Price Competition and the Impact of Service Attributes: structural estimation and analytical characterizations of equilibrium behavior
Faculty Advisor: Awi Federgruen
This dissertation addresses a number of outstanding, fundamental questions in operations management and industrial organization literature. Operations management literature has a long history of studying the competitive impact of operational, firm-level strategic decisions within oligopoly markets.
The first essay reports on an empirical study of an important industry, the drive-thru fast-food industry. We estimate a competition model, derived from an underlying Mixed MultiNomial Logit (MNML) consumer choice model, using detailed empirical data. The main goal is to measure to what extent waiting time performance, along with price levels, brand attributes, geographical and demographic factors, impacts competing firms' market shares.
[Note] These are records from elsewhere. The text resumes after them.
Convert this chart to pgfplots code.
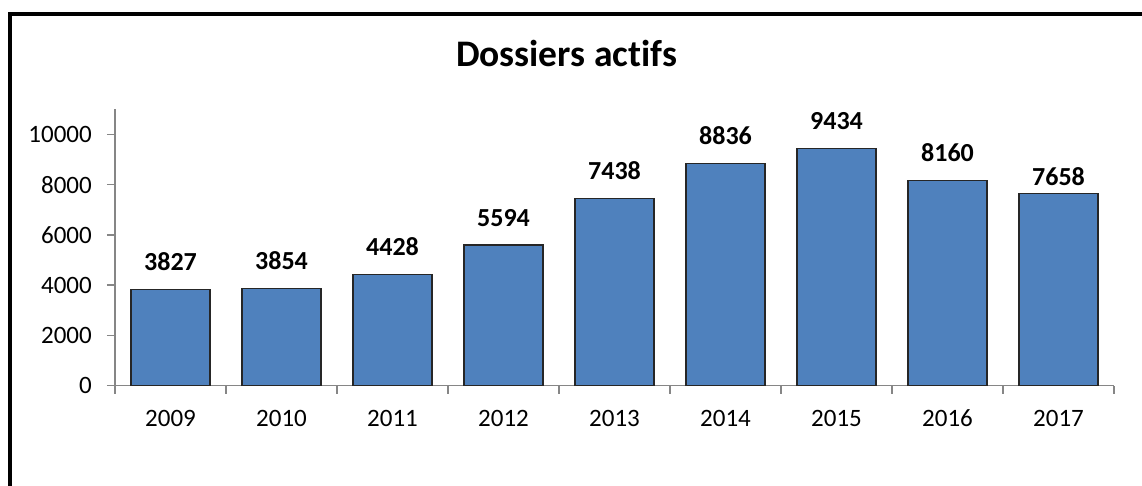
\documentclass[border=0pt]{standalone}
\usepackage{fontspec}
\setmainfont{Carlito}[Ligatures=NoCommon]
\usepackage{pgfplots}
\pgfplotsset{compat=1.18}
\usepackage{pgfplotstable}

\definecolor{barblue}{HTML}{4F81BD}
\definecolor{axisgray}{HTML}{868686}

% year index, value, label gap above the bar (pt)
\pgfplotstableread{
x y off
0 3827 18
1 3854 18
2 4428 18
3 5594 18
4 7438 18
5 8836 18
6 9434 18
7 8160 18
8 7658 7
}\dossiers

\begin{document}
\begin{tikzpicture}
\useasboundingbox (0,0) rectangle (1142pt,485pt);
% chart frame (only left and top edges visible)
\draw[line width=4pt, line join=miter] (9.7pt,-5pt) -- (9.7pt,471pt) -- (1150pt,471pt);
\node[anchor=base, font=\bfseries\fontsize{37.5}{44}\selectfont] at (566.5pt,418pt) {Dossiers actifs};

\begin{axis}[
    at={(115pt,99.3pt)},
    anchor=south west,
    scale only axis,
    width=999pt,
    height=276.7pt,
    ybar,
    bar width=79pt,
    xmin=-0.5, xmax=8.5,
    ymin=0, ymax=11006,
    enlargelimits=false,
    axis x line*=bottom,
    axis y line*=left,
    axis line style={draw=axisgray, line width=1.3pt},
    tick align=outside,
    xtick=data,
    xticklabels={2009,2010,2011,2012,2013,2014,2015,2016,2017},
    major x tick style={draw=none},
    minor xtick={-0.5,0.5,...,8.5},
    minor x tick style={draw=axisgray, line width=1.3pt},
    minor tick length=8pt,
    ytick={0,2000,...,10000},
    scaled y ticks=false,
    major y tick style={draw=axisgray, line width=1.3pt},
    major tick length=8pt,
    /pgf/number format/assume math mode=true,
    /pgf/number format/1000 sep={},
    ticklabel style={font=\fontsize{25}{30}\selectfont, inner sep=0pt},
    yticklabel style={anchor=east, xshift=-15pt},
    xticklabel style={anchor=north, text height=16pt, text depth=0pt, yshift=-16.3pt},
    clip=false,
    visualization depends on={\thisrow{off} \as \off},
    nodes near coords={\pgfmathprintnumber[1000 sep={}]{\pgfplotspointmeta}},
    every node near coord/.append style={
        font=\bfseries\fontsize{26}{31}\selectfont,
        anchor=south, inner sep=0pt, yshift=\off pt},
]
\addplot[fill=barblue, draw=black!85, line width=1.3pt] table[x=x, y=y] {\dossiers};
\end{axis}
\end{tikzpicture}
\end{document}
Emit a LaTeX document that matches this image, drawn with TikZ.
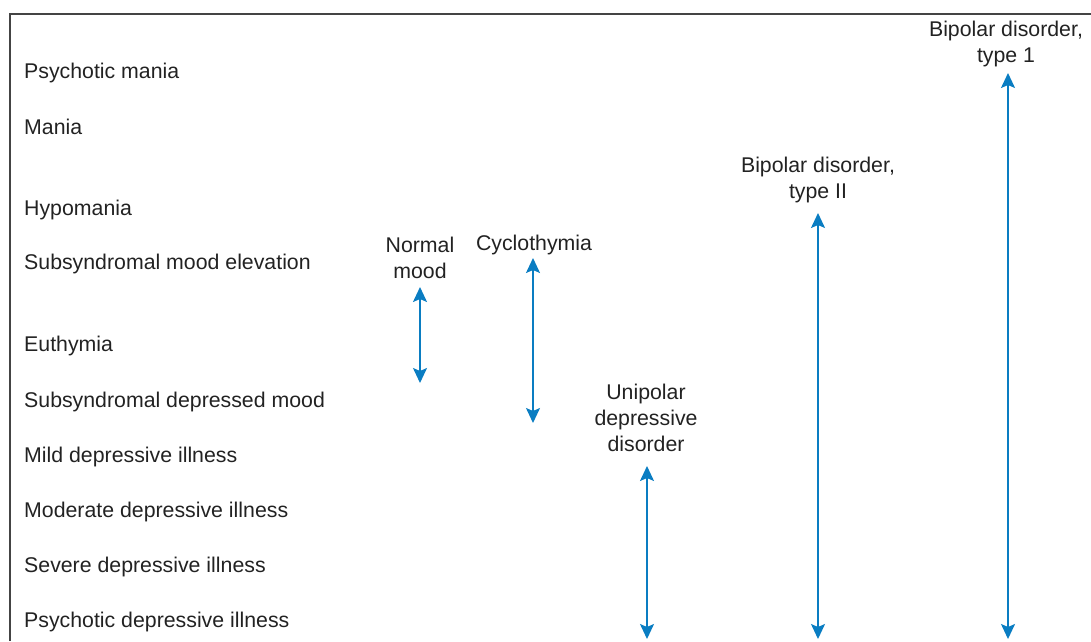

The primary goal of our second essay is to characterize the equilibrium behavior of price competition models with Mixed Multinomial Logit (MMNL) demand functions under affine cost structures. In spite of the huge popularity of MMNL models in both the theoretical and empirical literature, it is not known, in general, whether a Nash equilibrium (in pure strategies) of prices exists, and whether the equilibria can be uniquely characterized as the solutions to the system of First Order Condition (FOC) equations.
The third essay, which is the most general in its context, we establish that in the absence of cost efficiencies resulting from a merger, aggregate profits of the merging firms increase as do equilibrium prices for general price competition models with general non-linear demand and cost functions as long as the models are supermodular, with two additional structural conditions: (i) each firm's profit function is strictly quasi-concave in its own price(s), and (ii) markets are competitive, i.e.,in the pre-merger industry, each firm's profits increase when any of his competitors increases his price, unilaterally. Even the equilibrium profits of the remaining firms in the industry increase, while the consumer ends up holding the bag, i.e., consumer welfare declines. As demonstrated by this essay, the answers to these sorts of strategy questions have implications not only for the firms and customers but also the policy makers policing these markets.